**YOUR TASK**
Quote only the span from the first line of the entries to the line containing "y_ticks = list(range(0, 31, 2))", both ends kept. Leave every picture out.

Data entries
════

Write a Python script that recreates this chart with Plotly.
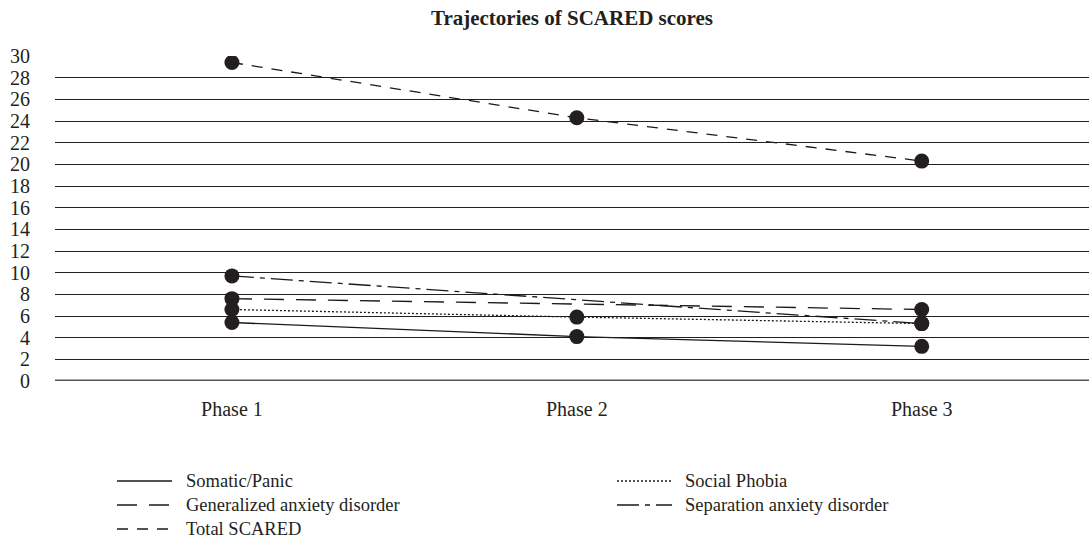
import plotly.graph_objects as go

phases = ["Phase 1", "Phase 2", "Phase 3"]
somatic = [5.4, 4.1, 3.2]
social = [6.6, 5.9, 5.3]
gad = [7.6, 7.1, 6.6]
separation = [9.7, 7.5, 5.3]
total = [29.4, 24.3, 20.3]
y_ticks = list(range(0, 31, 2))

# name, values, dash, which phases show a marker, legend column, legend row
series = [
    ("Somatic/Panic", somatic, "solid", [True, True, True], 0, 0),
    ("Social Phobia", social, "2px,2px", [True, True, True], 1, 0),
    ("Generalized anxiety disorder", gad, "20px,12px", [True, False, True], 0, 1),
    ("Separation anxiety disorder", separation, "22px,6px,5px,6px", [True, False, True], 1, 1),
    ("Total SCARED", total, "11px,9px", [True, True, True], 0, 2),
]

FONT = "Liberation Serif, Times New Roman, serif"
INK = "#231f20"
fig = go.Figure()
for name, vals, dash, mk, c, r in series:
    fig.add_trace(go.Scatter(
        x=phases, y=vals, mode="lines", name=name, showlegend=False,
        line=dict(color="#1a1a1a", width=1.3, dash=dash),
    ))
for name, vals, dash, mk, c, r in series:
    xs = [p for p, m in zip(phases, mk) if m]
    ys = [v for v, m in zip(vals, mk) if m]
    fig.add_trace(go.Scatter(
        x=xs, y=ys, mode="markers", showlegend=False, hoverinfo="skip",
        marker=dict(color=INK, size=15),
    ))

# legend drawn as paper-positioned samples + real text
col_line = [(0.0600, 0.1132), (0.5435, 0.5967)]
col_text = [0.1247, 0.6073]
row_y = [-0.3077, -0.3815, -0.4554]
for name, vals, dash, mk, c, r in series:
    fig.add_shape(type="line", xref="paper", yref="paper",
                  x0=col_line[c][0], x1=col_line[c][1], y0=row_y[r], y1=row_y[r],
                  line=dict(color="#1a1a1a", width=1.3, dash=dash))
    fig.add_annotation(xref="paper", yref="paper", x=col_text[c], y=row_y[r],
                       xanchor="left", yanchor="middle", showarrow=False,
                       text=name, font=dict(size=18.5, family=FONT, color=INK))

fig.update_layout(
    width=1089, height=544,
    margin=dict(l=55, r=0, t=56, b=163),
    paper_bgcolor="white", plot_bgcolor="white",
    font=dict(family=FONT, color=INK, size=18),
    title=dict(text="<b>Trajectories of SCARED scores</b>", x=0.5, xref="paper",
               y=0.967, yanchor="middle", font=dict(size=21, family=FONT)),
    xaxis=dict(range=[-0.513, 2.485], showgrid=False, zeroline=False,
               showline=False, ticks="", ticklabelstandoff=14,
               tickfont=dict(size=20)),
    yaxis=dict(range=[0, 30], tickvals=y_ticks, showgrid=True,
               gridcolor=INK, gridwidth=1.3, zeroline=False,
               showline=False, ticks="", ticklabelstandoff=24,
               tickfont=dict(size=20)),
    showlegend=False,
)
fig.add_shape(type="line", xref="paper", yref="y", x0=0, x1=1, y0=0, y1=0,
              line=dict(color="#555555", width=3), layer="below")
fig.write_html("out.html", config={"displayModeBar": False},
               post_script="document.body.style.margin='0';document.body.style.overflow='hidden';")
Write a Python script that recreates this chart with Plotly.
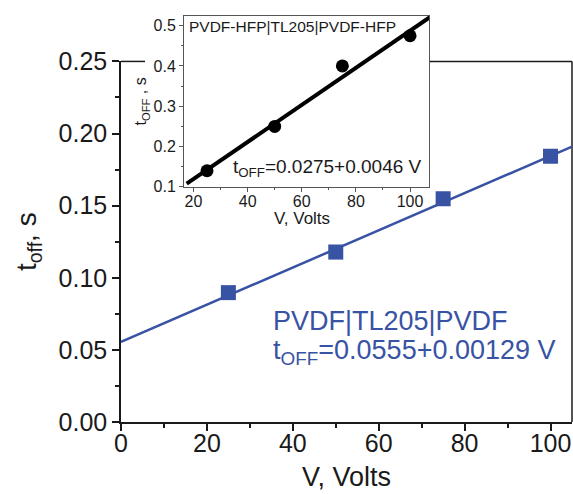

════

**SOLUTION FOR THIS PROBLEM**
Write a Python script that recreates this chart with Plotly.
import plotly.graph_objects as go

phases = ["Phase 1", "Phase 2", "Phase 3"]
somatic = [5.4, 4.1, 3.2]
social = [6.6, 5.9, 5.3]
gad = [7.6, 7.1, 6.6]
separation = [9.7, 7.5, 5.3]
total = [29.4, 24.3, 20.3]
y_ticks = list(range(0, 31, 2))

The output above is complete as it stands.